Slashdot Mirror


Firefox Javascript Engine Becomes Single Threaded

An anonymous reader writes with news about work on Mozilla's Javascript engine. Quoting Mozilla engineer Luke Wagner's blog: "With web workers in separate runtimes, there were no significant multi-threaded runtime uses remaining. Furthermore, to achieve single-threaded compartments, the platform features that allowed JS to easily ship a closure off to another thread had been removed since closures fundamentally carry with them a reference to their original enclosing scope. Even non-Mozilla SpiderMonkey embeddings had reportedly experienced problems that pushed them toward a similar shared-nothing design.
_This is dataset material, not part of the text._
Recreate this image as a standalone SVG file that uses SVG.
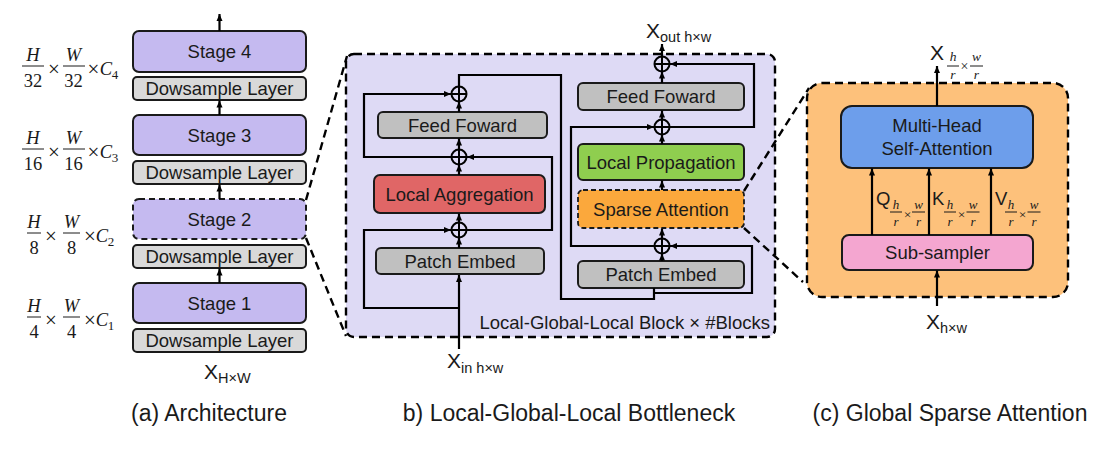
<svg xmlns="http://www.w3.org/2000/svg" width="1106" height="462" viewBox="0 0 1106 462">
<style>
.box{stroke:#1a1a1a;stroke-width:2}
.stage{fill:#c5baf0}
.ds{fill:#d9d9d9}
.gray{fill:#c0c0c0}
.lbl{font-family:"Liberation Sans",Arial,sans-serif;font-size:18.5px;fill:#1a1a1a;text-anchor:middle}
.cap{font-family:"Liberation Sans",Arial,sans-serif;font-size:23px;fill:#1a1a1a;text-anchor:middle}
.ln{fill:none;stroke:#000;stroke-width:2.2}
.arr{marker-end:url(#ah)}
.dash{fill:none;stroke:#000;stroke-width:2.4;stroke-dasharray:8 5}
.m{font-family:"Liberation Serif","DejaVu Serif",serif;fill:#1a1a1a;text-anchor:middle}
.mi{font-style:italic}
.fl{stroke:#1a1a1a;stroke-width:1}
.xs{font-family:"Liberation Sans",Arial,sans-serif;fill:#1a1a1a}
.op{fill:none;stroke:#000;stroke-width:2}
</style>
<defs>
<marker id="ah" markerUnits="userSpaceOnUse" markerWidth="8" markerHeight="8" refX="7" refY="4" orient="auto">
<path d="M0,1 L7,4 L0,7 z" fill="#000"/>
</marker>
<g id="oplus"><circle r="7.5" class="op"/><path d="M-7.5,0 H7.5 M0,-7.5 V7.5" class="op"/></g>
</defs>

<!-- (a) Architecture -->
<g id="stage4"><rect class="box stage" x="133" y="31" width="173" height="41" rx="6"/><text class="lbl" x="219.5" y="58" font-size="19">Stage 4</text></g>
<g id="ds4"><rect class="box ds" x="133" y="77" width="173" height="23" rx="4"/><text class="lbl" x="219.5" y="95">Dowsample Layer</text></g>
<g id="stage3"><rect class="box stage" x="133" y="115" width="173" height="40" rx="6"/><text class="lbl" x="219.5" y="142" font-size="19">Stage 3</text></g>
<g id="ds3"><rect class="box ds" x="133" y="161" width="173" height="23" rx="4"/><text class="lbl" x="219.5" y="179">Dowsample Layer</text></g>
<g id="stage2"><rect class="stage" x="133" y="199" width="173" height="40" rx="6" stroke="#1a1a1a" stroke-width="2" stroke-dasharray="6 4"/><text class="lbl" x="219.5" y="226" font-size="19">Stage 2</text></g>
<g id="ds2"><rect class="box ds" x="133" y="245" width="173" height="23" rx="4"/><text class="lbl" x="219.5" y="263">Dowsample Layer</text></g>
<g id="stage1"><rect class="box stage" x="133" y="283" width="173" height="40" rx="6"/><text class="lbl" x="219.5" y="310" font-size="19">Stage 1</text></g>
<g id="ds1"><rect class="box ds" x="133" y="329" width="173" height="23" rx="4"/><text class="lbl" x="219.5" y="347">Dowsample Layer</text></g>
<g id="xin-a"><text class="xs" x="204" y="379" font-size="21">X<tspan font-size="14.5" dy="4">H×W</tspan></text></g>

<!-- fraction labels -->
<g id="dim4" font-size="18.5">
<text class="m mi" x="33" y="61">H</text><line class="fl" x1="22" y1="66" x2="44" y2="66"/><text class="m" x="33" y="87">32</text>
<text class="m" x="54" y="76" font-size="21">×</text>
<text class="m mi" x="73.5" y="61">W</text><line class="fl" x1="63" y1="66" x2="85" y2="66"/><text class="m" x="73.5" y="87">32</text>
<text class="m" x="93.5" y="76" font-size="21">×</text><text class="m mi" x="106" y="75">C</text><text class="m" x="115" y="79" font-size="13">4</text>
</g>
<g id="dim3" font-size="18.5">
<text class="m mi" x="33" y="144">H</text><line class="fl" x1="22" y1="149" x2="44" y2="149"/><text class="m" x="33" y="170">16</text>
<text class="m" x="54" y="159" font-size="21">×</text>
<text class="m mi" x="73.5" y="144">W</text><line class="fl" x1="63" y1="149" x2="85" y2="149"/><text class="m" x="73.5" y="170">16</text>
<text class="m" x="93.5" y="159" font-size="21">×</text><text class="m mi" x="106" y="158">C</text><text class="m" x="115" y="162" font-size="13">3</text>
</g>
<g id="dim2" font-size="18.5">
<text class="m mi" x="34" y="228">H</text><line class="fl" x1="27" y1="233" x2="41" y2="233"/><text class="m" x="34" y="254">8</text>
<text class="m" x="51" y="243" font-size="21">×</text>
<text class="m mi" x="71.5" y="228">W</text><line class="fl" x1="63" y1="233" x2="80" y2="233"/><text class="m" x="71.5" y="254">8</text>
<text class="m" x="90" y="243" font-size="21">×</text><text class="m mi" x="102" y="242">C</text><text class="m" x="111" y="246" font-size="13">2</text>
</g>
<g id="dim1" font-size="18.5">
<text class="m mi" x="34" y="312">H</text><line class="fl" x1="27" y1="317" x2="41" y2="317"/><text class="m" x="34" y="338">4</text>
<text class="m" x="51" y="327" font-size="21">×</text>
<text class="m mi" x="71.5" y="312">W</text><line class="fl" x1="63" y1="317" x2="80" y2="317"/><text class="m" x="71.5" y="338">4</text>
<text class="m" x="90" y="327" font-size="21">×</text><text class="m mi" x="102" y="326">C</text><text class="m" x="111" y="330" font-size="13">1</text>
</g>

<!-- (b) block -->
<g id="lgl-block"><rect x="346" y="54" width="429" height="283" rx="8" fill="#dedaf5"/><rect x="346" y="54" width="429" height="283" rx="8" class="dash"/>
<text class="xs" x="770" y="329" font-size="18.5" text-anchor="end">Local-Global-Local Block × #Blocks</text></g>
<g id="pe-l"><rect class="box gray" x="376" y="248" width="168" height="26" rx="5"/><text class="lbl" x="460" y="268">Patch Embed</text></g>
<g id="la"><rect class="box" fill="#e06666" x="374" y="175" width="171" height="38" rx="6"/><text class="lbl" x="459.5" y="200.5">Local Aggregation</text></g>
<g id="ff-l"><rect class="box gray" x="378" y="112" width="169" height="26" rx="5"/><text class="lbl" x="462.5" y="131.5">Feed Foward</text></g>
<g id="pe-r"><rect class="box gray" x="578" y="261" width="166" height="27" rx="5"/><text class="lbl" x="661" y="281">Patch Embed</text></g>
<g id="sa"><rect fill="#fba83c" x="578" y="190" width="166" height="38" rx="5" stroke="#1a1a1a" stroke-width="1.8" stroke-dasharray="5 3"/><text class="lbl" x="661" y="215.5">Sparse Attention</text></g>
<g id="lp"><rect class="box" fill="#8fce4f" x="578" y="144" width="166" height="36" rx="5"/><text class="lbl" x="661" y="168.5">Local Propagation</text></g>
<g id="ff-r"><rect class="box gray" x="578" y="83" width="166" height="27" rx="5"/><text class="lbl" x="661" y="103">Feed Foward</text></g>
<g id="xin-b"><text class="xs" x="447" y="368" font-size="21">X<tspan font-size="14.5" dy="5">in h×w</tspan></text></g>
<g id="xout-b"><text class="xs" x="646" y="38" font-size="21">X<tspan font-size="14.5" dy="4">out h×w</tspan></text></g>
<g id="add1"><use href="#oplus" x="459" y="230"/></g>
<g id="add2"><use href="#oplus" x="459" y="157"/></g>
<g id="add3"><use href="#oplus" x="459" y="94"/></g>
<g id="add4"><use href="#oplus" x="662" y="246"/></g>
<g id="add5"><use href="#oplus" x="662" y="127"/></g>
<g id="add6"><use href="#oplus" x="662" y="64"/></g>

<!-- (c) block -->
<g id="gsa-block"><rect x="807" y="83" width="261" height="214" rx="15" fill="#fdc17b"/><rect x="807" y="83" width="261" height="214" rx="15" class="dash"/></g>
<g id="mhsa"><rect class="box" fill="#6d9eeb" x="841" y="106" width="192" height="62" rx="11"/><text class="lbl" x="937" y="132">Multi-Head</text><text class="lbl" x="937" y="155">Self-Attention</text></g>
<g id="subs"><rect class="box" fill="#f4a6d0" x="842" y="235" width="191" height="35" rx="7"/><text class="lbl" x="937.5" y="259">Sub-sampler</text></g>
<g id="xout-c">
<text class="xs" x="930" y="60" font-size="21">X</text>
<text class="m mi" x="953" y="61" font-size="13.5">h</text><line class="fl" x1="947" y1="66" x2="959" y2="66"/><text class="m mi" x="953" y="79" font-size="13.5">r</text>
<text class="m" x="964.5" y="71" font-size="14">×</text>
<text class="m mi" x="976.5" y="61" font-size="13.5">w</text><line class="fl" x1="970" y1="66" x2="983" y2="66"/><text class="m mi" x="976.5" y="79" font-size="13.5">r</text>
</g>
<g id="xin-c"><text class="xs" x="926" y="329" font-size="21">X<tspan font-size="14.5" dy="4">h×w</tspan></text></g>
<g id="q-lbl">
<text class="xs" x="876" y="205" font-size="18.5">Q</text>
<text class="m mi" x="896" y="209" font-size="13">h</text><line class="fl" x1="890" y1="212" x2="902" y2="212"/><text class="m mi" x="896" y="226" font-size="13">r</text>
<text class="m" x="907.5" y="219" font-size="13.5">×</text>
<text class="m mi" x="918.5" y="209" font-size="13">w</text><line class="fl" x1="912" y1="212" x2="925" y2="212"/><text class="m mi" x="918.5" y="226" font-size="13">r</text>
</g>
<g id="k-lbl">
<text class="xs" x="932" y="205" font-size="18.5">K</text>
<text class="m mi" x="950" y="209" font-size="13">h</text><line class="fl" x1="944" y1="212" x2="956" y2="212"/><text class="m mi" x="950" y="226" font-size="13">r</text>
<text class="m" x="961.5" y="219" font-size="13.5">×</text>
<text class="m mi" x="973" y="209" font-size="13">w</text><line class="fl" x1="966.5" y1="212" x2="979.5" y2="212"/><text class="m mi" x="973" y="226" font-size="13">r</text>
</g>
<g id="v-lbl">
<text class="xs" x="995" y="205" font-size="18.5">V</text>
<text class="m mi" x="1011" y="209" font-size="13">h</text><line class="fl" x1="1005" y1="212" x2="1017" y2="212"/><text class="m mi" x="1011" y="226" font-size="13">r</text>
<text class="m" x="1022.5" y="219" font-size="13.5">×</text>
<text class="m mi" x="1034" y="209" font-size="13">w</text><line class="fl" x1="1027.5" y1="212" x2="1040.5" y2="212"/><text class="m mi" x="1034" y="226" font-size="13">r</text>
</g>

<!-- captions -->
<g id="captions">
<text class="cap" x="209" y="421">(a) Architecture</text>
<text class="cap" x="569" y="421">b) Local-Global-Local Bottleneck</text>
<text class="cap" x="950" y="421">(c) Global Sparse Attention</text>
</g>

<!-- connectors -->
<g id="connectors">
<path class="ln arr" d="M219.5,31 V14"/>
<path class="ln arr" d="M219.5,115 V100.5"/>
<path class="ln arr" d="M219.5,199 V184.5"/>
<path class="ln arr" d="M219.5,283 V268.5"/>

<path class="ln arr" d="M459,349 V275"/>
<path class="ln arr" d="M459,308 H364 V230 H451"/>
<path class="ln arr" d="M459,248 V237.5"/>
<path class="ln arr" d="M459,222.5 V213.5"/>
<path class="ln arr" d="M466.5,230 H552 V157 H467"/>
<path class="ln arr" d="M459,175 V164.5"/>
<path class="ln arr" d="M451.5,157 H364 V94 H451"/>
<path class="ln arr" d="M459,149.5 V138.5"/>
<path class="ln arr" d="M459,112 V101.5"/>
<path class="ln" d="M459,86.5 V75 H561 V299 H654 V288"/>
<path class="ln arr" d="M654,293 H752 V246 H670"/>
<path class="ln arr" d="M662,261 V253.5"/>
<path class="ln arr" d="M662,238.5 V228.5"/>
<path class="ln arr" d="M654.5,246 H571 V127 H654"/>
<path class="ln arr" d="M662,190 V180.5"/>
<path class="ln arr" d="M662,144 V134.5"/>
<path class="ln arr" d="M669.5,127 H754 V64 H670"/>
<path class="ln arr" d="M662,119.5 V110.5"/>
<path class="ln arr" d="M662,83 V71.5"/>
<path class="ln arr" d="M662,56.5 V44"/>

<path class="ln arr" d="M937,106 V66"/>
<path class="ln arr" d="M872,235 V168.5"/>
<path class="ln arr" d="M929,235 V168.5"/>
<path class="ln arr" d="M991,235 V168.5"/>
<path class="ln arr" d="M937,306 V270.5"/>

<path class="dash" d="M306,200 L347,56"/>
<path class="dash" d="M306,238 L346,336"/>
<path class="dash" d="M744,191 L809,88"/>
<path class="dash" d="M744,228 L803,282"/>
</g>
</svg>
Thus, there was little reason to maintain the non-trivial complexity caused by multi-threading support. There are a lot of things that 'would be nice' but what pushed us over the edge is that a single-threaded runtime allows us to hoist a lot data currently stored per-compartment into the runtime. This provides immediate memory savings."

3 of 346 comments (clear)

  1. You had me at.. by Sez+Zero · · Score: 5, Funny

    "memory savings".

    1. Re:You had me at.. by Anonymous Coward · · Score: 5, Funny

      There's a reason they're the most efficient browser when it comes down to memory usage. They actively work at it.

    2. Re:You had me at.. by bursch-X · · Score: 5, Funny

      You've got an 8GB system and complaining about FF 3.6 memory leakage?

      I'm not sure whether you are aware of it, but there's this cool way of replacing your application with a newer version (new: less than two years old). For free! It's called updating. I'm aware it's a radical concept, but try it out, it's pretty cool.

      --
      There are two rules for success:
      1. Never tell everything you know.